Untung saja saya sudah tidak bekerja di gedung jangkung lagi. Kemarin sore (14/1/2022), ketika saya lagi asyik berkompasiana, tiba-tiba terasa goyangan yang tidak biasa.
Perasaan saya, lantai di rumah seperti berayun ke kiri dan ke kanan. Saya langsung berkesimpulan, ini lagi gempa bumi. Anak saya yang berada di lantai atas turun ke bawah dan sudah lebih dahulu berteriak: "ada gempa".
Saya mencoba tidak panik dan tetap duduk, tapi dengan penuh kewaspadaan. Jika saja goyangannya semakin hebat, tentu tak ada jalan lain, saya dan keluarga yang lagi di rumah, harus buru-buru mencari tempat yang lapang di luar rumah.
Tak jauh dari rumah saya, ada taman bermain untuk anak-anak. Tidak terlalu luas, tapi saya pikir cukup memadai sebagai tempat yang aman bila terjadi gempa.
Alhamdulillah, setelah sekitar 30 detik, goyangannya semakin melemah, sehingga saya kembali beraktivitas seperti biasa sambil memantau berita.
Benar saja, mungkin sekitar 20 menit setelah itu, berita gempa bumi yang ternyata berpusat di Banten tersebut telah tersebar di media sosial.
Saya teringat waktu masih aktif bekerja dan berkantor di sebuah gedung berlantai 31 di Jalan Sudirman, Jakarta Pusat.
Saya lupa tahun berapa, tapi saat terjadi gempa dan lift tidak beroperasi, dari semua lantai penghuninya tergopoh-gopoh turun gedung lewat tangga darurat, termasuk saya.
Saya sendiri bekerja di lantai 19. Rasanya lutut mau copot begitu saya sampai di halaman kantor karena tidak kuat turun tangga. Maklum, saya tidak rutin berolahraga sehingga tidak terbiasa.
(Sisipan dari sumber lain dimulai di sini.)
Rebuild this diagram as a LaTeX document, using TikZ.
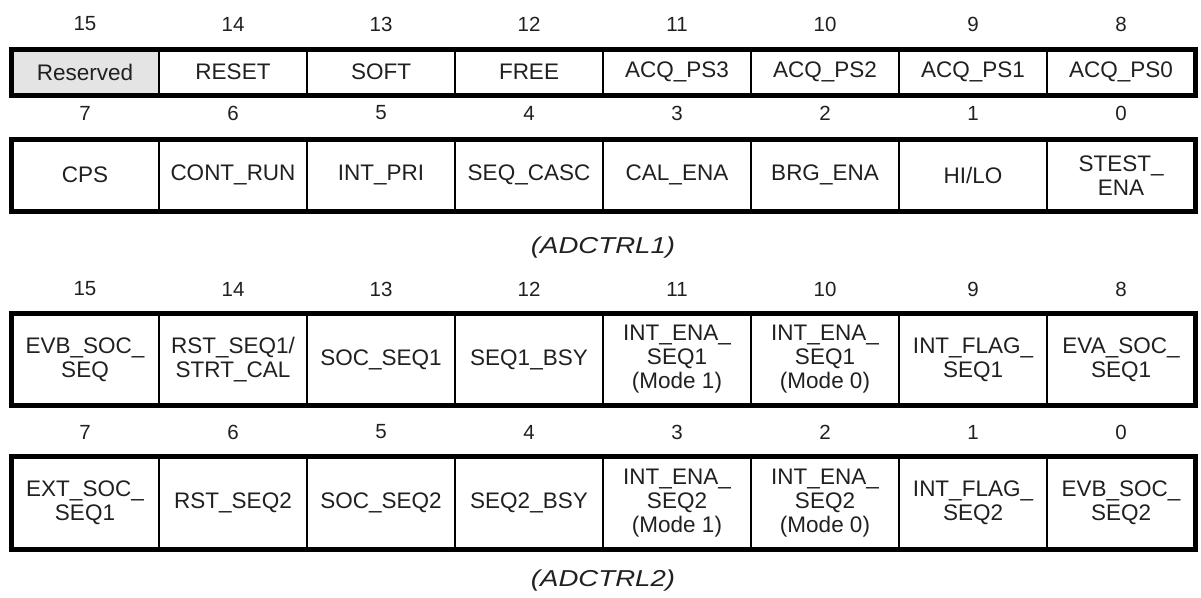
\documentclass[tikz,border=0pt]{standalone}
\usepackage{fontspec}
\setmainfont{Liberation Sans}
\definecolor{resv}{RGB}{228,228,228}
\definecolor{ink}{RGB}{32,32,32}
\begin{document}
\begin{tikzpicture}[x=1pt,y=-1pt,
  cell/.style={draw=black, line width=2.6pt, minimum width=148pt, inner sep=0pt, outer sep=0pt,
    align=center, text=ink, font=\fontsize{22.5}{24}\selectfont},
  bitnum/.style={text=ink, font=\fontsize{20.5}{22}\selectfont, inner sep=0pt},
  regcap/.style={text=ink, font=\fontsize{23}{26}\selectfont\itshape, inner sep=0pt},
  outerbox/.style={draw=black, line width=5pt}]
\useasboundingbox (0,0) rectangle (1201,597);

% ---- ADCTRL1, bits 15..8
\foreach \i/\n/\t in {0/15/Reserved,1/14/RESET,2/13/SOFT,3/12/FREE,4/11/ACQ\_PS3,5/10/ACQ\_PS2,6/9/ACQ\_PS1,7/8/ACQ\_PS0}{
  \node[bitnum] (na\i) at ({85+148*\i},24) {\n};
  \node[cell, minimum height=45.5pt] (a\i) at ({85+148*\i},72.25) {\t};
}
\fill[resv] ([xshift=1.3pt,yshift=-1.3pt]a0.north west) rectangle ([xshift=-1.3pt,yshift=1.3pt]a0.south east);
\node[text=ink, font=\fontsize{22.5}{24}\selectfont, inner sep=0pt] (resvtxt) at (a0.center) {Reserved};
\draw[outerbox] (a0.north west) rectangle (a7.south east);

% ---- ADCTRL1, bits 7..0
\foreach \i/\n/\t in {0/7/CPS,1/6/CONT\_RUN,2/5/INT\_PRI,3/4/SEQ\_CASC,4/3/CAL\_ENA,5/2/BRG\_ENA,6/1/{HI/LO},7/0/{STEST\_\\ENA}}{
  \node[bitnum] (nb\i) at ({85+148*\i},113) {\n};
  \node[cell, minimum height=71.5pt] (b\i) at ({85+148*\i},175.25) {\t};
}
\draw[outerbox] (b0.north west) rectangle (b7.south east);

\node[regcap] (cap1) at (603,248) {\scalebox{1.2}[1]{(ADCTRL1)}};

% ---- ADCTRL2, bits 15..8
\foreach \i/\n/\t in {0/15/{EVB\_SOC\_\\SEQ},1/14/{RST\_SEQ1/\\STRT\_CAL},2/13/SOC\_SEQ1,3/12/SEQ1\_BSY,
  4/11/{INT\_ENA\_\\SEQ1\\(Mode 1)},5/10/{INT\_ENA\_\\SEQ1\\(Mode 0)},6/9/{INT\_FLAG\_\\SEQ1},7/8/{EVA\_SOC\_\\SEQ1}}{
  \node[bitnum] (nc\i) at ({85+148*\i},289) {\n};
  \node[cell, minimum height=92pt] (c\i) at ({85+148*\i},359.5) {\t};
}
\draw[outerbox] (c0.north west) rectangle (c7.south east);

% ---- ADCTRL2, bits 7..0
\foreach \i/\n/\t in {0/7/{EXT\_SOC\_\\SEQ1},1/6/RST\_SEQ2,2/5/SOC\_SEQ2,3/4/SEQ2\_BSY,
  4/3/{INT\_ENA\_\\SEQ2\\(Mode 1)},5/2/{INT\_ENA\_\\SEQ2\\(Mode 0)},6/1/{INT\_FLAG\_\\SEQ2},7/0/{EVB\_SOC\_\\SEQ2}}{
  \node[bitnum] (nd\i) at ({85+148*\i},432) {\n};
  \node[cell, minimum height=93pt] (d\i) at ({85+148*\i},503) {\t};
}
\draw[outerbox] (d0.north west) rectangle (d7.south east);

\node[regcap] (cap2) at (603,581) {\scalebox{1.2}[1]{(ADCTRL2)}};
\end{tikzpicture}
\end{document}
Tapi, ada yang saya lebih kasihan. Seorang ibu lagi hamil tua betul-betul terlihat kepayahan. Apalagi, si ibu bekerja di lantai 25. Saya mau membantu, bingung juga apa yang bisa saya bantu.
Akhirnya saya hanya membantu dengan melangkah pelan di belakangnya, dan menyarankannya berhenti sebentar kalau sudah sangat lelah.